When ammonium bicarbonate was added dropwise to the aluminum chloride solution, amorphous aluminum hydroxide was generated. Although amorphous aluminum hydroxide creates a high-energy state on the surface due to the abundance of hydroxyl groups, the limited quantity of carbonate ions in the solution results in only a small amount of amorphous aluminum hydroxide forming a stable octahedral aluminum–oxygen structure with unsaturated oxygen atoms from carbonate ions. Most of the reactions involve dehydration condensation, leading to the formation of an aluminum–oxygen octahedral stable structure. In this structure, the vertices of the octahedra consist of oxygen atoms arranged in a face-centered cubic manner to form layers. The remaining hydroxyl groups on the octahedra surfaces connect the layers through hydrogen bonds, resulting in an ordered layered structure. From the crystal structure perspective, boehmite can develop into plate-like crystals along the a-axis and into the c-axis or rod-like crystals along the b-axis, as shown in Figure 15.

3.6. Influence of the Reactant Addition Order on the Morphology of the Aluminum Oxides

The experimental results from Section 3.2 and Section 3.4 reveal that there is a certain inheritance relationship between the precursor morphology and the morphology of the aluminum oxide. Figure 16 shows the microscopic morphology of aluminum oxide prepared with different reactant addition sequences. When an aluminum chloride solution was added dropwise to the ammonium bicarbonate solution, the aluminum oxide morphology after high-temperature calcination appeared as hexagonal plates with long sides and short angles, with a thickness of approximately 100 nm and a radial size of approximately 1200 nm. During the calcination process, boehmite undergoes dehydration, changing from a dense crystal face to a porous crystal face, but the overall morphology remains largely unchanged. A small amount of sodium basic aluminum ammonium carbonate in the precursor decomposes under heat and is absorbed by the growth of hexagonal plate-shaped aluminum oxide crystals. In contrast, when ammonium bicarbonate solution was added dropwise to the aluminum chloride solution, the morphology of the aluminum oxide was primarily rod shaped. During the calcination process, sodium basic aluminum ammonium carbonate decomposes under heat, transforming from irregular rod-shaped structures with a length of approximately 800 nm and a diameter of approximately 60 nm to short rod-shaped aluminum oxide structures with a length of approximately 200 nm.

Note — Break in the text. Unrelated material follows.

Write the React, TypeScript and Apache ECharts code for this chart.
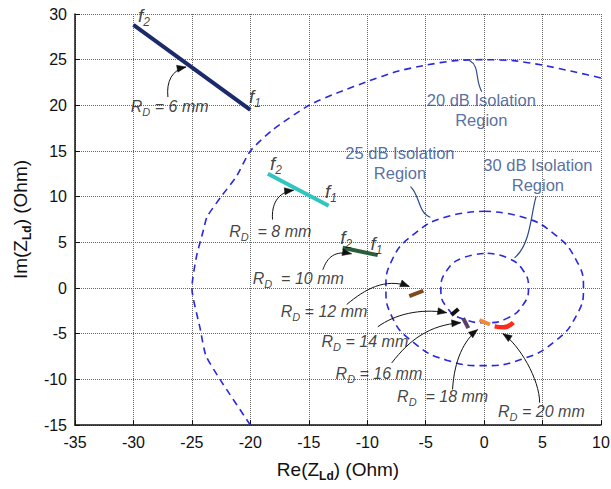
import React, { useEffect, useRef } from "react";
import * as echarts from "echarts";

// ---- data ----
const isolation20X = [-20, -22.6, -23.8, -24.3, -25, -24.6, -24, -23.7, -22.5, -21.2, -20, -18.1, -15, -12.3, -10, -7.5, -5, -2.5, 0, 2.5, 5, 7.6, 10];
const isolation20Y = [-15, -10, -7.4, -4.4, 0, 3.5, 6.4, 7.8, 10, 12.2, 15, 17.3, 20, 21.5, 22.6, 23.7, 24.4, 24.9, 25, 24.9, 24.4, 23.7, 23.0];

const isolation25X = [0, 3.2, 6, 7.9, 8.5, 7.9, 6, 3.2, 0, -3.2, -6, -7.9, -8.4, -7.9, -6, -3.2, 0];
const isolation25Y = [8.4, 7.8, 5.9, 3, 0, -3, -5.9, -7.8, -8.5, -7.9, -6, -3.1, 0, 3, 5.9, 7.8, 8.4];

const isolation30X = [0.3, 2, 3.3, 3.8, 3.3, 2, 0.2, -1.8, -3.2, -3.7, -3.2, -1.8, 0.3];
const isolation30Y = [3.8, 3.3, 2, 0, -1.9, -3.3, -3.8, -3.4, -2.1, -0.2, 1.9, 3.3, 3.8];

const rdNames = ["6", "8", "10", "12", "14", "16", "18", "20"];
const rdColors = ["#1b2a6b", "#2fc6c0", "#2a5e3a", "#7b4a1f", "#111111", "#5c3d6b", "#f28a3a", "#ff2a1a"];
const rdTraceX = [
  [-30, -20],
  [-18.5, -13.3],
  [-12.1, -9.1],
  [-6.4, -5.2],
  [-2.8, -2.2],
  [-1.8, -1.35],
  [-0.4, 0.5],
  [0.9, 1.65, 2.5],
];
const rdTraceY = [
  [28.8, 19.5],
  [12.5, 9.0],
  [4.4, 3.6],
  [-0.9, -0.3],
  [-2.95, -2.3],
  [-3.3, -4.4],
  [-3.5, -4.0],
  [-4.2, -4.3, -3.8],
];

const rdLabelX = [-26.9, -18.3, -15.9, -13.7, -10.2, -9.0, -3.55, 4.9];
const rdLabelY = [20.0, 6.4, 1.2, -2.4, -5.7, -9.2, -11.7, -13.4];
const rdLabelWide = [false, true, true, false, false, false, true, false];

const fNames = ["2", "1", "2", "1", "2", "1"];
const fX = [-29.1, -19.6, -17.8, -13.1, -11.8, -9.2];
const fY = [29.9, 21.1, 13.7, 10.7, 5.6, 5.0];

const regionNames = ["20 dB Isolation", "25 dB Isolation", "30 dB Isolation"];
const regionX = [-0.24, -7.2, 4.6];
const regionY = [19.5, 13.7, 12.4];

// arrows: start, control1, control2, end (data coords)
const arrowCurves = [
  [-27.05, 20.9, -27.2, 22.6, -26.7, 23.9, -25.5, 24.2],
  [-18.1, 7.5, -18.2, 9.1, -17.7, 10.5, -16.3, 10.7],
  [-13.8, 2.0, -13.4, 3.4, -12.8, 4.1, -11.35, 3.75],
  [-11.75, -1.8, -10.2, -0.15, -8.5, 1.15, -6.4, 0.17],
  [-9.1, -4.25, -7.65, -2.9, -5.5, -2.2, -3.2, -2.7],
  [-7.9, -8.2, -6.4, -5.7, -4.7, -4.05, -2.0, -3.8],
  [-2.7, -11.1, -2.55, -7.85, -1.7, -5.7, -0.55, -4.55],
  [4.75, -12.55, 4.75, -10.0, 3.0, -6.2, 1.6, -5.0],
];
const connectorCurves = [
  [-0.2, 21.5, -0.8, 22.8, -0.35, 24.3, -1.25, 24.9],
  [-6.3, 11.1, -5.5, 10.2, -5.65, 8.2, -4.6, 7.75],
  [4.45, 10.0, 4.0, 8.2, 4.0, 4.75, 2.6, 3.3],
];

const xTicksMin = -35, xTicksMax = 10, yTicksMin = -15, yTicksMax = 30, tickStep = 5;

const FONT = "'Liberation Sans', Arial, sans-serif";
const REGION_COLOR = "#2b4a8a";
const DASH_COLOR = "#2828e0";

function zip(xs: number[], ys: number[]) {
  return xs.map((x, i) => [x, ys[i]]);
}

const richText = {
  r: { fontFamily: FONT, fontStyle: "italic", fontSize: 16, color: "#111", lineHeight: 19, verticalAlign: "bottom" },
  s: { fontFamily: FONT, fontStyle: "italic", fontSize: 11, color: "#111", lineHeight: 12, verticalAlign: "bottom", padding: [0, 0, -3, 0] },
  fr: { fontFamily: FONT, fontStyle: "italic", fontSize: 19, color: "#111", lineHeight: 21, verticalAlign: "bottom" },
  fs: { fontFamily: FONT, fontStyle: "italic", fontSize: 12, color: "#111", lineHeight: 13, verticalAlign: "bottom", padding: [0, 0, -3, 0] },
};

function makeCurveSeries(data: number[][], color: string, arrow: boolean, width: number) {
  return {
    type: "custom",
    silent: true,
    z: 5,
    data,
    encode: { x: [0, 2, 4, 6], y: [1, 3, 5, 7] },
    renderItem: (params: any, api: any) => {
      const p0 = api.coord([api.value(0), api.value(1)]);
      const p1 = api.coord([api.value(2), api.value(3)]);
      const p2 = api.coord([api.value(4), api.value(5)]);
      const p3 = api.coord([api.value(6), api.value(7)]);
      const children: any[] = [
        {
          type: "bezierCurve",
          shape: { x1: p0[0], y1: p0[1], cpx1: p1[0], cpy1: p1[1], cpx2: p2[0], cpy2: p2[1], x2: p3[0], y2: p3[1] },
          style: { stroke: color, lineWidth: width, fill: null },
        },
      ];
      if (arrow) {
        let dx = p3[0] - p2[0];
        let dy = p3[1] - p2[1];
        const len = Math.sqrt(dx * dx + dy * dy) || 1;
        dx /= len;
        dy /= len;
        const L = 9, W = 3.5;
        const bx = p3[0] - dx * L, by = p3[1] - dy * L;
        children.push({
          type: "polygon",
          shape: { points: [[p3[0], p3[1]], [bx - dy * W, by + dx * W], [bx + dy * W, by - dx * W]] },
          style: { fill: color, stroke: color, lineWidth: 0.5 },
        });
      }
      return { type: "group", children };
    },
  };
}

export default function App() {
  const ref = useRef<HTMLDivElement>(null);
  useEffect(() => {
    if (!ref.current) return;
    const chart = echarts.init(ref.current, null, { renderer: "svg" });

    const dashStyle = { color: DASH_COLOR, width: 1.6, type: [7, 5] as any };

    const traceSeries = rdNames.map((n, i) => ({
      type: "line",
      name: "RD " + n,
      data: zip(rdTraceX[i], rdTraceY[i]),
      symbol: "none",
      smooth: true,
      lineStyle: { color: rdColors[i], width: i === 7 ? 4.5 : 4 },
      z: 4,
    }));

    const labelData: any[] = [];
    rdNames.forEach((n, i) => {
      labelData.push({
        value: [rdLabelX[i], rdLabelY[i]],
        label: {
          formatter: "{r|R}{s|D}{r|" + (rdLabelWide[i] ? "  = " : " = ") + n + " mm}",
        },
      });
    });
    fNames.forEach((n, i) => {
      labelData.push({
        value: [fX[i], fY[i]],
        label: { formatter: "{fr|f}{fs|" + n + "}" },
      });
    });

    const regionData = regionNames.map((n, i) => ({
      value: [regionX[i], regionY[i]],
      label: { formatter: n + "\nRegion" },
    }));

    const gridLine = { show: true, lineStyle: { color: "#666666", type: "dotted" as any, width: 1 } };

    chart.setOption({
      animation: false,
      backgroundColor: "#ffffff",
      grid: { left: 75, right: 10, top: 14, bottom: 64, outerBoundsMode: "none" },
      xAxis: {
        type: "value",
        min: xTicksMin,
        max: xTicksMax,
        interval: tickStep,
        name: "{a|Re(Z}{b|Ld}{a|) (Ohm)}",
        nameLocation: "middle",
        nameGap: 32,
        nameTextStyle: {
          rich: {
            a: { fontFamily: FONT, fontSize: 19, color: "#111", lineHeight: 22, verticalAlign: "bottom" },
            b: { fontFamily: FONT, fontSize: 12, fontWeight: "bold", color: "#111", lineHeight: 14, verticalAlign: "bottom", padding: [0, 0, -3, 0] },
          },
        },
        axisLine: { show: true, onZero: false, lineStyle: { color: "#111", width: 1.5 } },
        axisTick: { show: true, inside: true, length: 5, lineStyle: { color: "#111" } },
        axisLabel: { color: "#111", fontFamily: FONT, fontSize: 16, margin: 9 },
        splitLine: gridLine,
      },
      yAxis: {
        type: "value",
        min: yTicksMin,
        max: yTicksMax,
        interval: tickStep,
        name: "{a|Im(Z}{b|Ld}{a|) (Ohm)}",
        nameLocation: "middle",
        nameGap: 45,
        nameRotate: 90,
        nameTextStyle: {
          rich: {
            a: { fontFamily: FONT, fontSize: 19, color: "#111", lineHeight: 22, verticalAlign: "bottom" },
            b: { fontFamily: FONT, fontSize: 12, fontWeight: "bold", color: "#111", lineHeight: 14, verticalAlign: "bottom", padding: [0, 0, -3, 0] },
          },
        },
        axisLine: { show: true, onZero: false, lineStyle: { color: "#111", width: 1.5 } },
        axisTick: { show: true, inside: true, length: 5, lineStyle: { color: "#111" } },
        axisLabel: { color: "#111", fontFamily: FONT, fontSize: 16, margin: 8 },
        splitLine: gridLine,
      },
      series: [
        { type: "line", name: "20 dB", data: zip(isolation20X, isolation20Y), symbol: "none", smooth: 0.2, lineStyle: dashStyle, z: 3 },
        { type: "line", name: "25 dB", data: zip(isolation25X, isolation25Y), symbol: "none", smooth: true, lineStyle: dashStyle, z: 3 },
        { type: "line", name: "30 dB", data: zip(isolation30X, isolation30Y), symbol: "none", smooth: true, lineStyle: dashStyle, z: 3 },
        ...traceSeries,
        makeCurveSeries(arrowCurves, "#111111", true, 1),
        makeCurveSeries(connectorCurves, REGION_COLOR, false, 1.2),
        {
          type: "scatter",
          symbolSize: 0,
          silent: true,
          z: 6,
          data: labelData,
          label: { show: true, position: "inside", rich: richText },
        },
        {
          type: "scatter",
          symbolSize: 0,
          silent: true,
          z: 6,
          data: regionData,
          label: {
            show: true,
            position: "inside",
            fontFamily: FONT,
            fontSize: 16.5,
            lineHeight: 20,
            color: REGION_COLOR,
            align: "center",
          },
        },
      ],
    } as any);
    return () => chart.dispose();
  }, []);
  return (
    <div
      ref={ref}
      style={{ position: "absolute", left: 0, top: 0, width: 611, height: 489, background: "#fff" }}
    />
  );
}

The N₂ adsorption–desorption results are shown in Figure 17. The curves in the N₂ adsorption–desorption isotherm plot exhibit a type IV adsorption branch with an H3 hysteresis loop. According to the BJH calculation, as shown in the pore size distribution curve, these shapes indicate the presence of a significant amount of mesopores. The specific surface area of alumina prepared by adding aluminum chloride dropwise to ammonium bicarbonate (68.54 m²/g) is higher than that prepared by adding ammonium bicarbonate dropwise to aluminum chloride (48.01 m²/g). This indicates that alumina prepared by adding aluminum chloride dropwise to ammonium bicarbonate possesses abundant active sites and superior adsorption capacity.

4. Conclusions

This paper investigated the impact of reactant type and addition sequence on the microscopic morphology of aluminum oxide. Three aluminum sources, namely, octadecahydrated aluminum sulfate, hexahydrated aluminum chloride, and nonahydrated aluminum nitrate, were employed along with precipitants such as ammonium bicarbonate, sodium bicarbonate, and potassium bicarbonate. Precursors were synthesized using a hydrothermal method, and aluminum oxide powders were prepared through calcination. The key findings are summarized as follows:

• Using sodium bicarbonate, ammonium bicarbonate, and potassium bicarbonate as precipitants and hexahydrated aluminum chloride as the aluminum source, spherical aluminum oxide particles with an average diameter of 80 nm were prepared. These particles exhibited mutual adhesion. Additionally, irregular short rod-shaped aluminum oxide with a length of approximately 200 nm and hexagonal plate-shaped aluminum oxide with long sides and short angles were obtained.
• Using octadecahydrate aluminum sulfate, hexahydrate aluminum chloride, and nonahydrate aluminum nitrate as aluminum sources and ammonium bicarbonate as a precipitant, single-crystal particles of aluminum oxide were prepared. These particles had diameters ranging from 60 to 80 nm but tended to aggregate. Additionally, irregular short rod-shaped aluminum oxide with a length of approximately 200 nm and molten-adhered aluminum oxide were obtained.
• The order of reactant addition significantly influences the crystal precursor products. Using hexahydrated aluminum chloride and ammonium bicarbonate as raw materials, when aluminum chloride was dripped into the ammonium bicarbonate solution, the resulting precursor was mainly sodium aluminum hydroxide carbonate, with some boehmite present. On the other hand, when ammonium bicarbonate was dripped into the aluminum chloride solution, the primary precursor formed was boehmite, which contained a small amount of sodium aluminum hydroxide carbonate. After calcination, the boehmite underwent dehydration, transitioning from a dense plate-like structure to a porous plate-like aluminum oxide, maintaining its overall morphology. Conversely, sodium aluminum hydroxide carbonate transformed from irregular rod-shaped structures with a length of 800 nm and a diameter of 60 nm into short rod-shaped aluminum oxide structures with a length of approximately 200 nm, indicating a reduction in size.